According to Mr Kasaija, in the forthcoming year and the medium term, government’s revenue mobilisation strategy will focus on enhancing tax administration by building a stronger compliance culture.
The resource envelope for FY 2017/18 amounts to Shs29 trillion.
i) Domestic Revenue amounting to Shs15 trillion will be collected by URA as tax revenue and Shs376 billion as Non Tax Revenue
ii) Domestic borrowing amount to Shs954billion.
iii) Budget Support amounting to Shs34billion.
v) External financing for projects amounting to Shs7 trillion of which Shs5.4 billion is in loans, and Shs1.5 billion is grants
Total domestic sources will finance 75.5 per cent of the Budget
While reading the budget speech last week, Mr Matia said only the country’s tax revenue effort is very low and inadequate to finance the country’s development needs.

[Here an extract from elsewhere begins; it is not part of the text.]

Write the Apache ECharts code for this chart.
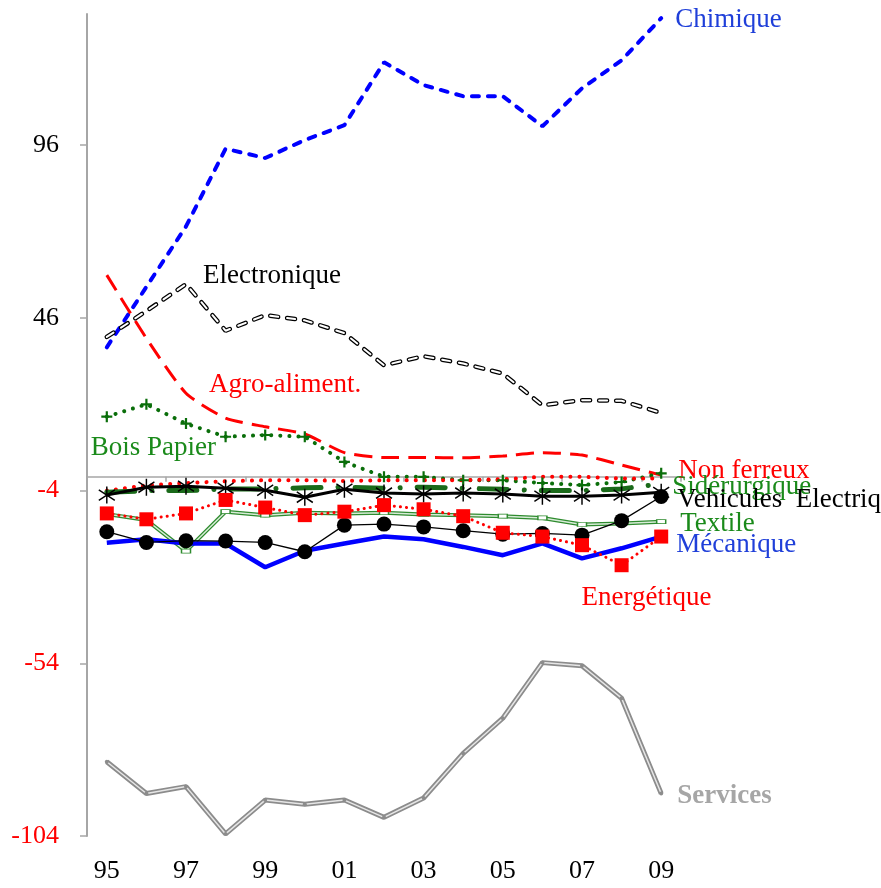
<!DOCTYPE html>
<html>
<head>
<meta charset="utf-8">
<script src="https://cdn.jsdelivr.net/npm/echarts@6/dist/echarts.min.js"></script>
<style>
  html, body { margin: 0; padding: 0; background: #fff; }
  #chart { width: 881px; height: 888px; }
</style>
</head>
<body>
<div id="chart"></div>
<script>
// years 1995..2009, labelled two digits
var years = ['95', '96', '97', '98', '99', '00', '01', '02', '03', '04', '05', '06', '07', '08', '09'];

var chimique     = [37.5, 55, 72.5, 95, 92.3, 97.5, 101.8, 120, 113.4, 110.2, 110.2, 101.5, 112.5, 120.6, 132.8];
var electronique = [40.5, 48, 55.8, 42.3, 46.8, 45.3, 41.6, 32.3, 34.9, 32.8, 29.9, 20.7, 22.2, 22.0, 18.5];
var agro         = [58.4, 40.1, 24.2, 17.0, 14.5, 12.4, 7.0, 5.6, 5.6, 5.5, 6.0, 7.0, 6.3, 3.4, 0.5];
var boisPapier   = [17.4, 21.0, 15.4, 11.6, 12.1, 11.6, 4.3, 0, 0, -1, -1, -1.8, -2.4, -1.5, 1];
var nonFerreux   = [-4, -2.5, -1.8, -1.3, -1, -1, -1.2, -1, -1, -1, -0.7, 0, 0, -0.5, -0.5];
var siderurgique = [-4.5, -4, -4, -3.5, -3.5, -3.2, -3, -3.3, -3, -3.3, -3.6, -4, -4, -3.5, -2];
var vehicules    = [-5.3, -3, -2.7, -3.3, -3.9, -5.9, -3.6, -4.7, -5.0, -4.7, -5.0, -5.6, -5.6, -5.3, -4.5];
var textile      = [-10.8, -12.5, -21.5, -10.1, -11.1, -10.4, -10.6, -10.4, -10.9, -11.1, -11.4, -11.9, -13.8, -13.5, -13.0];
var electrique   = [-15.9, -19.0, -18.5, -18.6, -19.0, -21.7, -14.0, -13.7, -14.5, -15.6, -16.6, -16.4, -16.9, -12.7, -5.7];
var mecanique    = [-19.1, -18.1, -19.3, -19.3, -26.2, -21.4, -19.3, -17.3, -18.1, -20.3, -22.7, -19.3, -23.6, -20.7, -17.3];
var energetique  = [-10.6, -12.3, -10.6, -6.7, -8.9, -11.1, -10.1, -8.2, -9.4, -11.4, -16.2, -17.3, -19.8, -25.6, -17.3];
var services     = [-82.5, -91.7, -89.7, -103.4, -93.6, -94.8, -93.6, -98.6, -93.0, -80.1, -69.9, -53.8, -54.7, -64.1, -91.7];

var yTicks = { min: -104, max: 134, step: 50 };

var FONT = '"Liberation Serif", "Times New Roman", serif';

// etiquette texte accrochee a un point de la serie
function tag(data, idx, text, color, dx, dy, bold) {
    return {
        symbol: 'circle',
        symbolSize: 0,
        silent: true,
        animation: false,
        data: [{ coord: [years[idx], data[idx]] }],
        label: {
            show: true,
            position: 'inside',
            align: 'left',
            verticalAlign: 'middle',
            offset: [dx, dy],
            formatter: text,
            color: color,
            fontFamily: FONT,
            fontSize: 27,
            fontWeight: bold ? 'bold' : 'normal'
        }
    };
}

function line(name, data, ls, extra) {
    var s = {
        name: name,
        type: 'line',
        data: data,
        showSymbol: false,
        symbol: 'none',
        lineStyle: ls,
        emphasis: { disabled: true },
        silent: true
    };
    if (extra) for (var k in extra) s[k] = extra[k];
    return s;
}

var chart = echarts.init(document.getElementById('chart'));

var series = [
    // Services : double trait gris
    line('Services', services, { color: '#8c8c8c', width: 5 }, {
        markPoint: tag(services, 14, 'Services', '#a6a6a6', 16, 3, true)
    }),
    line('Services-in', services, { color: '#e6e6e6', width: 1.5 }, {
        showSymbol: true, symbol: 'circle', symbolSize: 4,
        itemStyle: { color: '#8c8c8c' }
    }),
    // Chimique
    line('Chimique', chimique, { color: '#0000ff', width: 4, type: [7, 9], cap: 'round' }, {
        markPoint: tag(chimique, 14, 'Chimique', '#1f3fd9', 14, 1.5)
    }),
    // Electronique : tirets creux
    line('Electronique', electronique, { color: '#000', width: 4.5, type: [8, 9], cap: 'round' }, {
        markPoint: tag(electronique, 2, 'Electronique', '#000', 17, -8)
    }),
    line('Electronique-in', electronique, { color: '#fff', width: 2, type: [8, 9], cap: 'round' }),
    // Agro-aliment.
    line('Agro-aliment.', agro, { color: '#ff0000', width: 3, type: [18, 9] }, {
        smooth: 0.2,
        markPoint: tag(agro, 2, 'Agro-aliment.', '#ff0000', 23, -8.5)
    }),
    // Bois Papier
    line('Bois Papier', boisPapier, { color: '#0a6e0a', width: 4, type: [0.1, 9], cap: 'round' }, {
        showSymbol: true,
        symbol: 'path://M4,0H6V4H10V6H6V10H4V6H0V4H4Z',
        symbolSize: 11,
        itemStyle: { color: '#0a6e0a' },
        markPoint: tag(boisPapier, 0, 'Bois Papier', '#1a8a1a', -16, 31)
    }),
    // Non ferreux
    line('Non ferreux', nonFerreux, { color: '#ff0000', width: 4, type: [0.1, 9], cap: 'round' }, {
        markPoint: tag(nonFerreux, 14, 'Non ferreux', '#ff0000', 17, -8)
    }),
    // Siderurgique : trait-point
    line('Sidérurgique', siderurgique, { color: '#1a6a1a', width: 5, type: [28, 17, 0.1, 17], cap: 'round' }, {
        markPoint: tag(siderurgique, 14, 'Sidérurgique', '#1a8a1a', 11, 3)
    }),
    // Vehicules : asterisques
    line('Vehicules', vehicules, { color: '#000', width: 3 }, {
        showSymbol: true,
        symbol: 'path://M8,0V16M0,3L16,13M0,13L16,3',
        symbolSize: [16, 17],
        itemStyle: { color: 'transparent', borderColor: '#000', borderWidth: 1.5 },
        markPoint: tag(vehicules, 14, 'Vehicules  Electriques', '#000', 16, 8)
    }),
    // Textile : double trait vert
    line('Textile', textile, { color: '#2e8b2e', width: 4 }, {
        markPoint: tag(textile, 14, 'Textile', '#1a8a1a', 19, 2)
    }),
    line('Textile-in', textile, { color: '#d8ecd8', width: 1.5 }, {
        showSymbol: true, symbol: 'rect', symbolSize: [9, 4],
        itemStyle: { color: '#fff', borderColor: '#2e8b2e', borderWidth: 1 }
    }),
    // Mecanique
    line('Mécanique', mecanique, { color: '#0000ff', width: 4.5 }, {
        markPoint: tag(mecanique, 14, 'Mécanique', '#1f3fd9', 15, 8)
    }),
    // ronds noirs
    line('Electrique', electrique, { color: '#000', width: 1.3 }, {
        showSymbol: true, symbol: 'circle', symbolSize: 15,
        itemStyle: { color: '#000' }
    }),
    // Energetique : carres rouges
    line('Energétique', energetique, { color: '#ff0000', width: 3, type: [0.1, 6], cap: 'round' }, {
        showSymbol: true, symbol: 'rect', symbolSize: 14,
        itemStyle: { color: '#ff0000' },
        markPoint: tag(energetique, 13, 'Energétique', '#ff0000', -40, 33)
    })
];

var option = {
    animation: false,
    backgroundColor: '#fff',
    grid: { left: 87, right: 200, top: 14, bottom: 52 },
    xAxis: [{
        type: 'category',
        data: years,
        boundaryGap: true,
        position: 'bottom',
        axisLine: { show: false, onZero: false },
        axisTick: { show: false },
        axisLabel: { interval: 1, margin: 22, color: '#000', fontFamily: FONT, fontSize: 26 },
        splitLine: { show: false }
    }, {
        type: 'category',
        data: years,
        boundaryGap: true,
        position: 'bottom',
        axisLine: { show: true, onZero: true, lineStyle: { color: '#a6a6a6', width: 1.5 } },
        axisTick: { show: true, interval: 1, length: 5, lineStyle: { color: '#a6a6a6', width: 1.5 } },
        axisLabel: { show: false },
        splitLine: { show: false }
    }],
    yAxis: {
        type: 'value',
        min: yTicks.min,
        max: yTicks.max,
        interval: yTicks.step,
        axisLine: { show: true, lineStyle: { color: '#a6a6a6', width: 2 } },
        axisTick: { show: true, length: 7, lineStyle: { color: '#a6a6a6', width: 1.5 } },
        splitLine: { show: false },
        axisLabel: {
            showMaxLabel: false,
            margin: 28,
            fontFamily: FONT,
            fontSize: 26,
            color: function (v) { return v < 0 ? '#ff0000' : '#000'; }
        }
    },
    series: series
};

chart.setOption(option);
</script>
</body>
</html>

For that, government will boost domestic tax revenue in order to increase financing of the budget from domestic tax revenues.
Accordingly, the Uganda Revenue Authority (URA) has been allocated additional Shs90 billion to enforce compliance.
According to Finance minister Kasaija’s Budget speech, tax collections for the financial year now ending are projected to amount to Shs12.8 trillion, against a budgeted figure of Shs 13.2 trillion, reflecting a shortfall of Shs377 billion. The shortfall has been caused by declining import volumes which grew marginally by only 0.79 per cent against a target of 9.1 per cent. This decline is a result mainly of the depreciation of the Uganda Shilling.